→ **What the exercise asks**: Write out the material again word for word, dropping any images it holds.

→ **Exercise input**:
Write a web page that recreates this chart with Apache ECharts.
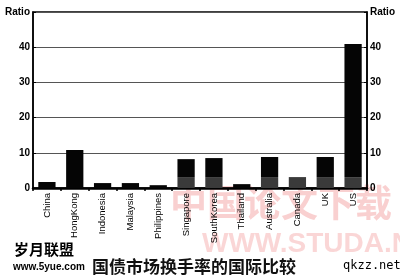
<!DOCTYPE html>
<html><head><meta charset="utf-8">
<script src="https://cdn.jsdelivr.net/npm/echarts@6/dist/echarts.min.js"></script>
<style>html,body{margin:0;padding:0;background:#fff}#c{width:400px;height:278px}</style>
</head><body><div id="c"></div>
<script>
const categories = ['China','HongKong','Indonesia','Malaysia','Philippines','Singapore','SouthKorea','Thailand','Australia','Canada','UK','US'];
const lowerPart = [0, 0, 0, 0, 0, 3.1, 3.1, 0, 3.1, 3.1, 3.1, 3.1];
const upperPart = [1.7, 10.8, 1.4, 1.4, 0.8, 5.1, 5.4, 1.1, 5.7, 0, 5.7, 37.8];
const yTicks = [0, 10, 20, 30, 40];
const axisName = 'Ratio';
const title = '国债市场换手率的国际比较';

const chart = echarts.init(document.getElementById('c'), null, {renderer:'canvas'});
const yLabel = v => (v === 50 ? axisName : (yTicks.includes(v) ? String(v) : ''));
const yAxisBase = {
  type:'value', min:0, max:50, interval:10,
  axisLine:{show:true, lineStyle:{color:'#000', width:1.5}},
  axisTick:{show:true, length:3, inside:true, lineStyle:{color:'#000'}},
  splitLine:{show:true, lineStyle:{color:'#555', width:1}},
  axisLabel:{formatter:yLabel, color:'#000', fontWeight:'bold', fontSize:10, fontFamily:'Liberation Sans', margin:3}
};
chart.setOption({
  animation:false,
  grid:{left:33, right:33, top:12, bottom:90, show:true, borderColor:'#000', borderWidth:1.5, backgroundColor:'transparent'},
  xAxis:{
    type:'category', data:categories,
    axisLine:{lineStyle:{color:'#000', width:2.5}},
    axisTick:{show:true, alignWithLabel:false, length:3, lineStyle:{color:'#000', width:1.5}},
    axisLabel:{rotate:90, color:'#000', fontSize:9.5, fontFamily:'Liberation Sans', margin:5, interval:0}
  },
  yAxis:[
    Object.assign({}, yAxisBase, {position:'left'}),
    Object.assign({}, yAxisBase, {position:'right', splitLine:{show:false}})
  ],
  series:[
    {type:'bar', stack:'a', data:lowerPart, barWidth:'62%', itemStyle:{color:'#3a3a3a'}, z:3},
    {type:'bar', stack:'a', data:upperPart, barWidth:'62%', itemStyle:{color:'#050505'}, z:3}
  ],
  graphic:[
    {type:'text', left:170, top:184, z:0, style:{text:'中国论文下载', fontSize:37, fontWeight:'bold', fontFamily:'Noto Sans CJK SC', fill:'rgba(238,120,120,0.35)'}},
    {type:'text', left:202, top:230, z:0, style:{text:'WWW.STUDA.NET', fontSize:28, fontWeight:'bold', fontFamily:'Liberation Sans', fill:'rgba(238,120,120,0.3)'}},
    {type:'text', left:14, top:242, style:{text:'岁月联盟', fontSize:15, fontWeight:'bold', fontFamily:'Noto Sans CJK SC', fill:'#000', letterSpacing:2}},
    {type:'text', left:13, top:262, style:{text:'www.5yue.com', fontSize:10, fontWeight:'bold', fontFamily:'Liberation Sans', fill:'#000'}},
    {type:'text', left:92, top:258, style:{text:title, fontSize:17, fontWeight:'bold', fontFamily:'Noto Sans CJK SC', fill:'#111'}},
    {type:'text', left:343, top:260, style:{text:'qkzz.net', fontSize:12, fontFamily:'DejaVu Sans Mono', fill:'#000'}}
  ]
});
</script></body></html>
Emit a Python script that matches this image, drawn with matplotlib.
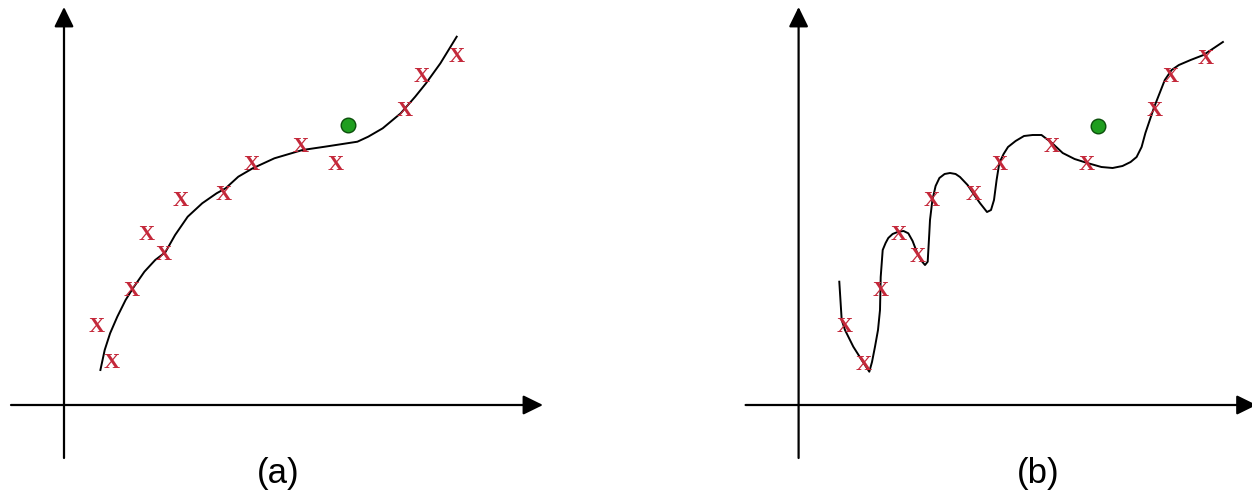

→ **Written answer**:
Write a web page that recreates this chart with Apache ECharts.
<!DOCTYPE html>
<html><head><meta charset="utf-8">
<script src="https://cdn.jsdelivr.net/npm/echarts@6/dist/echarts.min.js"></script>
<style>html,body{margin:0;padding:0;background:#fff}#c{width:400px;height:278px}</style>
</head><body><div id="c"></div>
<script>
const categories = ['China','HongKong','Indonesia','Malaysia','Philippines','Singapore','SouthKorea','Thailand','Australia','Canada','UK','US'];
const lowerPart = [0, 0, 0, 0, 0, 3.1, 3.1, 0, 3.1, 3.1, 3.1, 3.1];
const upperPart = [1.7, 10.8, 1.4, 1.4, 0.8, 5.1, 5.4, 1.1, 5.7, 0, 5.7, 37.8];
const yTicks = [0, 10, 20, 30, 40];
const axisName = 'Ratio';
const title = '国债市场换手率的国际比较';

const chart = echarts.init(document.getElementById('c'), null, {renderer:'canvas'});
const yLabel = v => (v === 50 ? axisName : (yTicks.includes(v) ? String(v) : ''));
const yAxisBase = {
  type:'value', min:0, max:50, interval:10,
  axisLine:{show:true, lineStyle:{color:'#000', width:1.5}},
  axisTick:{show:true, length:3, inside:true, lineStyle:{color:'#000'}},
  splitLine:{show:true, lineStyle:{color:'#555', width:1}},
  axisLabel:{formatter:yLabel, color:'#000', fontWeight:'bold', fontSize:10, fontFamily:'Liberation Sans', margin:3}
};
chart.setOption({
  animation:false,
  grid:{left:33, right:33, top:12, bottom:90, show:true, borderColor:'#000', borderWidth:1.5, backgroundColor:'transparent'},
  xAxis:{
    type:'category', data:categories,
    axisLine:{lineStyle:{color:'#000', width:2.5}},
    axisTick:{show:true, alignWithLabel:false, length:3, lineStyle:{color:'#000', width:1.5}},
    axisLabel:{rotate:90, color:'#000', fontSize:9.5, fontFamily:'Liberation Sans', margin:5, interval:0}
  },
  yAxis:[
    Object.assign({}, yAxisBase, {position:'left'}),
    Object.assign({}, yAxisBase, {position:'right', splitLine:{show:false}})
  ],
  series:[
    {type:'bar', stack:'a', data:lowerPart, barWidth:'62%', itemStyle:{color:'#3a3a3a'}, z:3},
    {type:'bar', stack:'a', data:upperPart, barWidth:'62%', itemStyle:{color:'#050505'}, z:3}
  ],
  graphic:[
    {type:'text', left:170, top:184, z:0, style:{text:'中国论文下载', fontSize:37, fontWeight:'bold', fontFamily:'Noto Sans CJK SC', fill:'rgba(238,120,120,0.35)'}},
    {type:'text', left:202, top:230, z:0, style:{text:'WWW.STUDA.NET', fontSize:28, fontWeight:'bold', fontFamily:'Liberation Sans', fill:'rgba(238,120,120,0.3)'}},
    {type:'text', left:14, top:242, style:{text:'岁月联盟', fontSize:15, fontWeight:'bold', fontFamily:'Noto Sans CJK SC', fill:'#000', letterSpacing:2}},
    {type:'text', left:13, top:262, style:{text:'www.5yue.com', fontSize:10, fontWeight:'bold', fontFamily:'Liberation Sans', fill:'#000'}},
    {type:'text', left:92, top:258, style:{text:title, fontSize:17, fontWeight:'bold', fontFamily:'Noto Sans CJK SC', fill:'#111'}},
    {type:'text', left:343, top:260, style:{text:'qkzz.net', fontSize:12, fontFamily:'DejaVu Sans Mono', fill:'#000'}}
  ]
});
</script></body></html>
Emit a Python script that matches this image, drawn with matplotlib.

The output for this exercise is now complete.